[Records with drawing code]
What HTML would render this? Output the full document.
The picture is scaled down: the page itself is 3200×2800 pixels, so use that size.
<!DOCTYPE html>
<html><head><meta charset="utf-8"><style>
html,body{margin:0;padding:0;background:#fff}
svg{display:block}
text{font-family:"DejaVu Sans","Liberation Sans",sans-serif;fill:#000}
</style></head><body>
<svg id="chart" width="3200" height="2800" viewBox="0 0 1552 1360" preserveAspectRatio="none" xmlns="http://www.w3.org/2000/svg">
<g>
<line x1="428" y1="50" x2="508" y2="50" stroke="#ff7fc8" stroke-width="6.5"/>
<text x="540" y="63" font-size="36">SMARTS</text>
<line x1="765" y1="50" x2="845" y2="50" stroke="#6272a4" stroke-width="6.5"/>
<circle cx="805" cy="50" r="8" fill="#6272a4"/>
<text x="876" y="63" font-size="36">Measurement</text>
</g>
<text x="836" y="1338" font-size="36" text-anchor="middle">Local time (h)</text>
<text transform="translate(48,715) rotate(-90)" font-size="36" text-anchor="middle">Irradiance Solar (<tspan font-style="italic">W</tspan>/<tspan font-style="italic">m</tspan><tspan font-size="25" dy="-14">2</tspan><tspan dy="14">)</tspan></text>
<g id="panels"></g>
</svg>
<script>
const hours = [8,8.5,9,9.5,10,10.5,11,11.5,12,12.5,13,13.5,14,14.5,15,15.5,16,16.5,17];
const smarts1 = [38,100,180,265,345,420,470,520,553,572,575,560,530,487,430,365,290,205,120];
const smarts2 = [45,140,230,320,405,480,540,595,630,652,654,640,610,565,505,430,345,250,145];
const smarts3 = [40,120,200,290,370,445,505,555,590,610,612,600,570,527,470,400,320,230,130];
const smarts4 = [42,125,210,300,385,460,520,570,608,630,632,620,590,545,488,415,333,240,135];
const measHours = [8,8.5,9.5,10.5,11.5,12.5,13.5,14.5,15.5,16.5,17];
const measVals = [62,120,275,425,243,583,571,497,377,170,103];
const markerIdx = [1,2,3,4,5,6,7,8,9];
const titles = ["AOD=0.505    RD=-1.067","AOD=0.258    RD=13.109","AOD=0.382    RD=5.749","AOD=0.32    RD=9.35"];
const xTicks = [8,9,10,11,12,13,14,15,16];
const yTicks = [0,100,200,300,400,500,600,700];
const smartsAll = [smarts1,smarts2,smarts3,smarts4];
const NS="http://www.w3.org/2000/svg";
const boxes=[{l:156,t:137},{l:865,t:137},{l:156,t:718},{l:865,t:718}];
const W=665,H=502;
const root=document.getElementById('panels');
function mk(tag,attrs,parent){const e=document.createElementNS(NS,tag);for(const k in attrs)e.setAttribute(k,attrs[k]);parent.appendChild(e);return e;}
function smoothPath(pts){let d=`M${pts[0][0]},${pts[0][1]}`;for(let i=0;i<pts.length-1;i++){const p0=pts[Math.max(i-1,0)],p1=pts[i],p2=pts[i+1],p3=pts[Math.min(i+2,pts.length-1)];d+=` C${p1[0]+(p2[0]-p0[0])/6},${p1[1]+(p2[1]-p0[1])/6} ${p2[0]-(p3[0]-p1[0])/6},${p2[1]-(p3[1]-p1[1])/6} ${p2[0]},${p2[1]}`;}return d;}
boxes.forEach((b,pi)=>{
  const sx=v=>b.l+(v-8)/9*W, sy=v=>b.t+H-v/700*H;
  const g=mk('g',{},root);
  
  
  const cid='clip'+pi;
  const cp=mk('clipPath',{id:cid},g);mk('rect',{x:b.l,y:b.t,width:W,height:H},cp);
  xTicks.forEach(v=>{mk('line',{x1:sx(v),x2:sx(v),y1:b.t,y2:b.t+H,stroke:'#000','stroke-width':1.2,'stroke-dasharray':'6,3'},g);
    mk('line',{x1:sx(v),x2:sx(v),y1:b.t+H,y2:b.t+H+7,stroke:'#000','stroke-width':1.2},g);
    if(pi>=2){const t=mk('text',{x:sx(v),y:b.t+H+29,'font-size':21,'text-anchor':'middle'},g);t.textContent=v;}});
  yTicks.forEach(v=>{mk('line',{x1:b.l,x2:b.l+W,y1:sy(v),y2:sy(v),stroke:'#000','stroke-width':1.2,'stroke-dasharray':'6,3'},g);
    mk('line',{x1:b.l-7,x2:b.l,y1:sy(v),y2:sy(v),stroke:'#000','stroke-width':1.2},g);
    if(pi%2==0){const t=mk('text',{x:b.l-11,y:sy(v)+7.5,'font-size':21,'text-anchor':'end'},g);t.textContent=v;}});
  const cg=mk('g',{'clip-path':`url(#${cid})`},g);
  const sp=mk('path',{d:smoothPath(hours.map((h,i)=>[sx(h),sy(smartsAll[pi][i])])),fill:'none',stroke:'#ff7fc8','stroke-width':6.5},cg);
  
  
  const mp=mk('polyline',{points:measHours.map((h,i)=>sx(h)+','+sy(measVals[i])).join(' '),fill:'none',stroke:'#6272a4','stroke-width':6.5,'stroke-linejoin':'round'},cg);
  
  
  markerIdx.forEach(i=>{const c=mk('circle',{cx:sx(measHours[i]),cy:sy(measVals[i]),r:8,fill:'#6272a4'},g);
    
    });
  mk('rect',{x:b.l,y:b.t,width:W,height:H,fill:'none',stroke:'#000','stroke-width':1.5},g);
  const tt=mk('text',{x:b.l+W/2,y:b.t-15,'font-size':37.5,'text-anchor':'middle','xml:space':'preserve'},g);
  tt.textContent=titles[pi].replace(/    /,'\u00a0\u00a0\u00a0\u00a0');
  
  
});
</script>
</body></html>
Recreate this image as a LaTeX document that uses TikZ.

What you are asked to do:
Reproduce the data, keeping every line exactly the same.

The output:
What HTML would render this? Output the full document.
The picture is scaled down: the page itself is 3200×2800 pixels, so use that size.
<!DOCTYPE html>
<html><head><meta charset="utf-8"><style>
html,body{margin:0;padding:0;background:#fff}
svg{display:block}
text{font-family:"DejaVu Sans","Liberation Sans",sans-serif;fill:#000}
</style></head><body>
<svg id="chart" width="3200" height="2800" viewBox="0 0 1552 1360" preserveAspectRatio="none" xmlns="http://www.w3.org/2000/svg">
<g>
<line x1="428" y1="50" x2="508" y2="50" stroke="#ff7fc8" stroke-width="6.5"/>
<text x="540" y="63" font-size="36">SMARTS</text>
<line x1="765" y1="50" x2="845" y2="50" stroke="#6272a4" stroke-width="6.5"/>
<circle cx="805" cy="50" r="8" fill="#6272a4"/>
<text x="876" y="63" font-size="36">Measurement</text>
</g>
<text x="836" y="1338" font-size="36" text-anchor="middle">Local time (h)</text>
<text transform="translate(48,715) rotate(-90)" font-size="36" text-anchor="middle">Irradiance Solar (<tspan font-style="italic">W</tspan>/<tspan font-style="italic">m</tspan><tspan font-size="25" dy="-14">2</tspan><tspan dy="14">)</tspan></text>
<g id="panels"></g>
</svg>
<script>
const hours = [8,8.5,9,9.5,10,10.5,11,11.5,12,12.5,13,13.5,14,14.5,15,15.5,16,16.5,17];
const smarts1 = [38,100,180,265,345,420,470,520,553,572,575,560,530,487,430,365,290,205,120];
const smarts2 = [45,140,230,320,405,480,540,595,630,652,654,640,610,565,505,430,345,250,145];
const smarts3 = [40,120,200,290,370,445,505,555,590,610,612,600,570,527,470,400,320,230,130];
const smarts4 = [42,125,210,300,385,460,520,570,608,630,632,620,590,545,488,415,333,240,135];
const measHours = [8,8.5,9.5,10.5,11.5,12.5,13.5,14.5,15.5,16.5,17];
const measVals = [62,120,275,425,243,583,571,497,377,170,103];
const markerIdx = [1,2,3,4,5,6,7,8,9];
const titles = ["AOD=0.505    RD=-1.067","AOD=0.258    RD=13.109","AOD=0.382    RD=5.749","AOD=0.32    RD=9.35"];
const xTicks = [8,9,10,11,12,13,14,15,16];
const yTicks = [0,100,200,300,400,500,600,700];
const smartsAll = [smarts1,smarts2,smarts3,smarts4];
const NS="http://www.w3.org/2000/svg";
const boxes=[{l:156,t:137},{l:865,t:137},{l:156,t:718},{l:865,t:718}];
const W=665,H=502;
const root=document.getElementById('panels');
function mk(tag,attrs,parent){const e=document.createElementNS(NS,tag);for(const k in attrs)e.setAttribute(k,attrs[k]);parent.appendChild(e);return e;}
function smoothPath(pts){let d=`M${pts[0][0]},${pts[0][1]}`;for(let i=0;i<pts.length-1;i++){const p0=pts[Math.max(i-1,0)],p1=pts[i],p2=pts[i+1],p3=pts[Math.min(i+2,pts.length-1)];d+=` C${p1[0]+(p2[0]-p0[0])/6},${p1[1]+(p2[1]-p0[1])/6} ${p2[0]-(p3[0]-p1[0])/6},${p2[1]-(p3[1]-p1[1])/6} ${p2[0]},${p2[1]}`;}return d;}
boxes.forEach((b,pi)=>{
  const sx=v=>b.l+(v-8)/9*W, sy=v=>b.t+H-v/700*H;
  const g=mk('g',{},root);
  
  
  const cid='clip'+pi;
  const cp=mk('clipPath',{id:cid},g);mk('rect',{x:b.l,y:b.t,width:W,height:H},cp);
  xTicks.forEach(v=>{mk('line',{x1:sx(v),x2:sx(v),y1:b.t,y2:b.t+H,stroke:'#000','stroke-width':1.2,'stroke-dasharray':'6,3'},g);
    mk('line',{x1:sx(v),x2:sx(v),y1:b.t+H,y2:b.t+H+7,stroke:'#000','stroke-width':1.2},g);
    if(pi>=2){const t=mk('text',{x:sx(v),y:b.t+H+29,'font-size':21,'text-anchor':'middle'},g);t.textContent=v;}});
  yTicks.forEach(v=>{mk('line',{x1:b.l,x2:b.l+W,y1:sy(v),y2:sy(v),stroke:'#000','stroke-width':1.2,'stroke-dasharray':'6,3'},g);
    mk('line',{x1:b.l-7,x2:b.l,y1:sy(v),y2:sy(v),stroke:'#000','stroke-width':1.2},g);
    if(pi%2==0){const t=mk('text',{x:b.l-11,y:sy(v)+7.5,'font-size':21,'text-anchor':'end'},g);t.textContent=v;}});
  const cg=mk('g',{'clip-path':`url(#${cid})`},g);
  const sp=mk('path',{d:smoothPath(hours.map((h,i)=>[sx(h),sy(smartsAll[pi][i])])),fill:'none',stroke:'#ff7fc8','stroke-width':6.5},cg);
  
  
  const mp=mk('polyline',{points:measHours.map((h,i)=>sx(h)+','+sy(measVals[i])).join(' '),fill:'none',stroke:'#6272a4','stroke-width':6.5,'stroke-linejoin':'round'},cg);
  
  
  markerIdx.forEach(i=>{const c=mk('circle',{cx:sx(measHours[i]),cy:sy(measVals[i]),r:8,fill:'#6272a4'},g);
    
    });
  mk('rect',{x:b.l,y:b.t,width:W,height:H,fill:'none',stroke:'#000','stroke-width':1.5},g);
  const tt=mk('text',{x:b.l+W/2,y:b.t-15,'font-size':37.5,'text-anchor':'middle','xml:space':'preserve'},g);
  tt.textContent=titles[pi].replace(/    /,'\u00a0\u00a0\u00a0\u00a0');
  
  
});
</script>
</body></html>
Recreate this image as a LaTeX document that uses TikZ.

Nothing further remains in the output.